# Non-Hermitian Hamiltonian for electron conductance in electric field?

Electron conductance in a solid state is usually driven by electric field - making some direction of jumps more likely.

It makes (e.g. Hubbard's) Hamiltonian no longer self-adjoint, how to simulate QM with non-Hermitian Hamiltonian? How electron conductance in electric field is being modeled?

PS. I have just found non-Hermitian QM Wikipedia article, PI lecture by Carl Bender, where he says that PT symmetric Hamiltonian should still have real spectrum. However, I have checked MERW-based conductance simulator which uses Hubbard-like Hamiltonian, and turns out its spectrum has not only real eigenvalues if turning on the potential.

• Can you give some details about why the hamiltonian is non-self-adjoint? Is this a boundary condition problem? – mike stone May 11 at 15:08
• In Hubbard model you have a^+ a terms corresponding to jumps. To have self-adjoint Hamiltonian, both i -> j and j -> i jumps should have the same weights. However, electric field makes one of them more likely. – Jarek Duda May 11 at 15:14
• More on PT-symmetric QM: physics.stackexchange.com/q/161817/2451 – Qmechanic May 11 at 15:20
• @Jarek Duda. the diffrent weighting may break left right symmetry, but I should not violate self-adjointness.

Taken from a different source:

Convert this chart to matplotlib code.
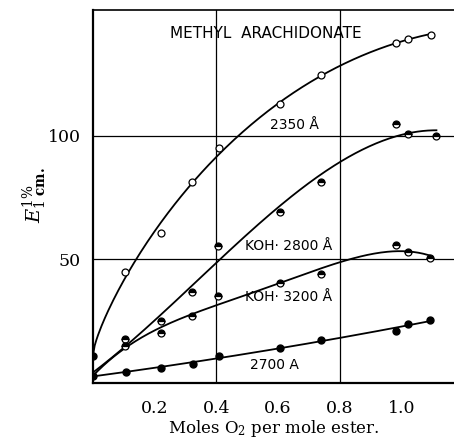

Are you sure it does? .After all the hamiltonian always has "+ cc" indicating that you add the hermitan to conjugate to eveything. Can you edit and write down you non-self adjoint Hamiltionian in the question so we can see if there is something missing? – mike stone May 11 at 16:38
• @mikestone, the "+cc" is exactly adding opposite edges with the same weights. To model conductance we need to add some asymmetry - distinguish the two directions. Maybe it can be introduced in a self-adjoint way? MERW is kind of QM in imaginary time - leads to ground state probability distribution, assumes Boltzmann distribution among paths. The linked conductance simulator adds potential by reducing/increasing energy of right/left step. It means asymmetry in adjacency matrix being minus Hamiltonian, MERW has no problem with that, but I don't know how to realize it in QM, QRW? – Jarek Duda May 11 at 17:50

Rather than keep up a discussion, I will just write down the hopping part of the Hamiltonian for a 1d Hubbard model in an electric field: $$\hat H= \sum_n \left(a^\dagger_{n+1} a_n e^{iA_n(t)} + a^\dagger_{n}a_{n+1} e^{-iA_n(t)}\right)$$ where $$\frac{\partial A_n}{\partial t}=-E_n(t)$$ is the electric field.
We can also make a time-dependent change gauge so that the field is expressed by a scalar potential: $$\hat H =\sum_n \left(a^\dagger_{n+1} a_n + a^\dagger_{n}a_{n+1} -(\sum_{m=0}^n E_m) a^\dagger_n a_n \right)$$ Both these expressions are self adjoint. In the absence of impurities neither will have a true electric conductivity in a steady field because the eigenstates will undergo Bloch oscillations. I think this will be true even when interactions are included. The usual way to get a physically meaningful conductivity is to allow the electric field to depend on space and time, and to take the limit $$k\to 0$$, and then $$\omega \to 0$$.